After identifying the strengths and weaknesses of your dyslexic student, consider how to support her in the classroom. As teachers we have to keep in mind that in our class we have to cater for both the needs of dyslexic and non-dyslexic students. Therefore helping one child shouldn’t result in the detriment of the others. So we should adopt such learning strategies that help the dyslexic student while at the same time enhance the learning opportunities for the rest of the class. Following are some of the strategies which can be helpful.

Multi sensory approach

Orton-Gillingham’s (1956),  suggested multi-sensory approach which involves the simultaneous use of the EYES, EARS, HANDS and LIPS to utilize all pathways to the brain when learning enable individuals to use their OWN approach, through utilizing the STRONG areas and at the same time exercising their FAULTY. During the whole class learning, the teaching session should be action-oriented and a constant interaction between the teacher and students through the multiple sensory input channels reinforces optimal learning. Using auditory, visual, and kinesthetic elements, all language skills should be reinforced by having the students listen, speak, read and write. For example, if you teach the word ‘zebra”, ask all children to write “zebra” in air. It will help all children but will be more beneficial for the learning difficulty kids. It needs ample practice. The use of multiple input channels is thought to enhance memory storage and retrieval by providing multiple “triggers” for memory.

Mind mapping: 

This approach is useful for improving students’ reading and writing and is beneficial for all students. Mind mapping helps students understand, collect, connect and remember information about a topic, a story, a poem, etc. This is done through the use of diagrams, pictures, keywords, and phrases.

Paired Reading:

Usually all children have good peer relationships, you should take it as an advantage and always encourage peer support. Through pair reading the child is able to enter a comfort zone and can use language to express himself and learn more vocabulary from friends.

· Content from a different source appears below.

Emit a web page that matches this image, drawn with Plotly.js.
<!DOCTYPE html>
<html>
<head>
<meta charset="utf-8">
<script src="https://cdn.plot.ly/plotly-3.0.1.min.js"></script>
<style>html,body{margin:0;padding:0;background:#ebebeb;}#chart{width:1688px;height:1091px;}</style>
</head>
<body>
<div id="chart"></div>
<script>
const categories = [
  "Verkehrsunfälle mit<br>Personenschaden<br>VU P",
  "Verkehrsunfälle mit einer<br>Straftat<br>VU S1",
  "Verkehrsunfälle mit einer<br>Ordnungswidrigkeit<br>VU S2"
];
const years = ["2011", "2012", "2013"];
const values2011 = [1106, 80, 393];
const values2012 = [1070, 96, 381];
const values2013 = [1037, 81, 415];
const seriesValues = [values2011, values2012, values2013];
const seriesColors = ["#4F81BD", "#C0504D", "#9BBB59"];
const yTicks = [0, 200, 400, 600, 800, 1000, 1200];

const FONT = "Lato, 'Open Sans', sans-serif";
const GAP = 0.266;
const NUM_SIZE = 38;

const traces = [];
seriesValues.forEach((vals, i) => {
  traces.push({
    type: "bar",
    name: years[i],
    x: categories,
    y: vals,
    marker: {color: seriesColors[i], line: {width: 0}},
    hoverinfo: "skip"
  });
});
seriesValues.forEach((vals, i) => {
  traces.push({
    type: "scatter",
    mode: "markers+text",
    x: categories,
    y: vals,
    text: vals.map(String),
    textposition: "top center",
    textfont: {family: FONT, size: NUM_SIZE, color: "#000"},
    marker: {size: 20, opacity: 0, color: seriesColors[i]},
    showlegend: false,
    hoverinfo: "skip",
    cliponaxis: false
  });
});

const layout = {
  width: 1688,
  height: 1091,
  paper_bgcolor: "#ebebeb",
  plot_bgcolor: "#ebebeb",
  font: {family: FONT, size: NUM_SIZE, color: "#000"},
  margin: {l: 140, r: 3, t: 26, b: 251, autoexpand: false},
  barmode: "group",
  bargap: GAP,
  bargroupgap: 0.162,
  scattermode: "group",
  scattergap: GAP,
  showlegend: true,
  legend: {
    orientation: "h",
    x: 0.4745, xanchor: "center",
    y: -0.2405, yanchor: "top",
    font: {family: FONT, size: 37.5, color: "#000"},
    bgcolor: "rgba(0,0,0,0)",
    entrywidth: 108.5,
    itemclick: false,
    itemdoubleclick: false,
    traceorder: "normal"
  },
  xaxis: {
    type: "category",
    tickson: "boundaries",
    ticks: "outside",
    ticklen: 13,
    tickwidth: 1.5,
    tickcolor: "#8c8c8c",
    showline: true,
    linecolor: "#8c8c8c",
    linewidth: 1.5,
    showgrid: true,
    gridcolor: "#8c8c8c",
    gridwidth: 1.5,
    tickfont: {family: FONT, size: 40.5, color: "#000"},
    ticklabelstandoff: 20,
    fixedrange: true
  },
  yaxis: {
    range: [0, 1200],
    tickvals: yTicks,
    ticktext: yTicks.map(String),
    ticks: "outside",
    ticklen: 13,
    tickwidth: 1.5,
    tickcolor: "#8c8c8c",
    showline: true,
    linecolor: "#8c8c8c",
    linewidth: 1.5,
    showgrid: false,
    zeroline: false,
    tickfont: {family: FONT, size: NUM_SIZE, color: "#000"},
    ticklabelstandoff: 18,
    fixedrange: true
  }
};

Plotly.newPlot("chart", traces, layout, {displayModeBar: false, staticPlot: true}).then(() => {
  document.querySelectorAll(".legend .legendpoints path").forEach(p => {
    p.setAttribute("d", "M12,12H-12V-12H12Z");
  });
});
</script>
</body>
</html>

Language Games/Learning Materials:

All textbooks come with their listening CD’s. Apart from this there are many computer games which enhance children’s language skills. Children often use computers so let them play those games. Pairing with a friend, would be better. They can discuss the content.

Simplified Instructions:

Dyslexic students cannot understand complex instructions so give them in a simplistic form with divided steps. It can improve their efficiency.

Small amount of work.

Cut down the amount of copy work for these students. It will reduce pressure on them and they will be able to complete their task early.

Highlight sectioned words:

These students have difficulty in memorizing words. Break the words into syllables and highlight them, it will be easier for them to memorize the taught vocabulary.

Provide additional practice activities.

Usually we do not provide enough practice activities for students with learning problems, to acquire mastery on selected skills. We can help them with extended support. It includes instructional games, peer teaching activities, self-correcting materials, computer software programs, and additional worksheets.

If we help these kids develop in a positive, supportive and optimistic surrounding, it’s more likely they will develop into self-confident people. By giving them the right direction they can alleviate the downsides of their learning difference and will be more focused on their strengths and successes no matter how small they are!